Abstract

Chromium nitride (CrN) is a well-known hard coating material that has found applications in abrasion and wear-resistant cutting tools, bearings, and tribology applications due to its high hardness, high-temperature stability, and corrosion-resistant properties. In recent years, CrN has also attracted significant interest due to its high thermoelectric power factor, and for its unique and intriguing metal-insulator phase transition. While CrN bulk single-crystals exhibit the characteristic metal-insulator transition accompanied with structural (orthorhombic-to-rocksalt) and magnetic (antiferromagnetic-to-paramagnetic) transition at ∼260–280 K, observation of such phase transition in thin-film CrN has been scarce, and the exact cause of the absence of such transitions in several studies is not well-understood.

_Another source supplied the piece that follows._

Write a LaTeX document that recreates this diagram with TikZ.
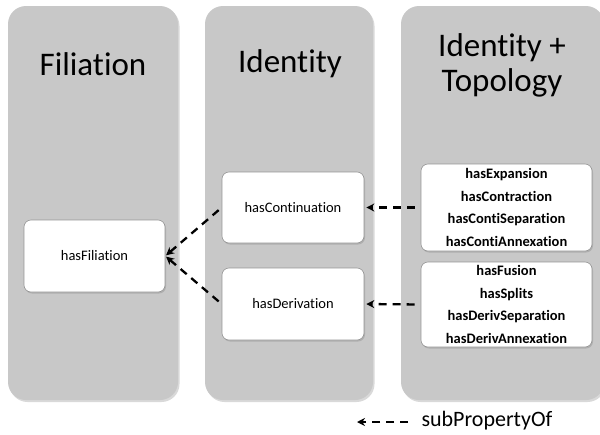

In this work, the formation of the secondary metallic Cr2N phase during the growth is demonstrated to inhibit the observation of metal-insulator phase transition in CrN thin films. When the Cr-flux during deposition is reduced below a critical limit, epitaxial and stoichiometric CrN thin film is obtained that reproducibly exhibits the phase transition. Annealing of the mixed-phase film inside reducing NH3 environment converts the Cr2N into CrN, and a discontinuity in the electrical resistivity at ∼277 K appears, which supports the underlying hypothesis. Demonstration of the inhibited metal-semiconductor phase transition in CrN due to the presence of secondary Cr2N phase is similar to the previous finding of the substantial change in its mechanical hardness and reduction in thermoelectric properties. A clear demonstration of the origin behind the controversy of the metal-insulator transition in CrN thin films marks significant progress and would enable its nanoscale device realization.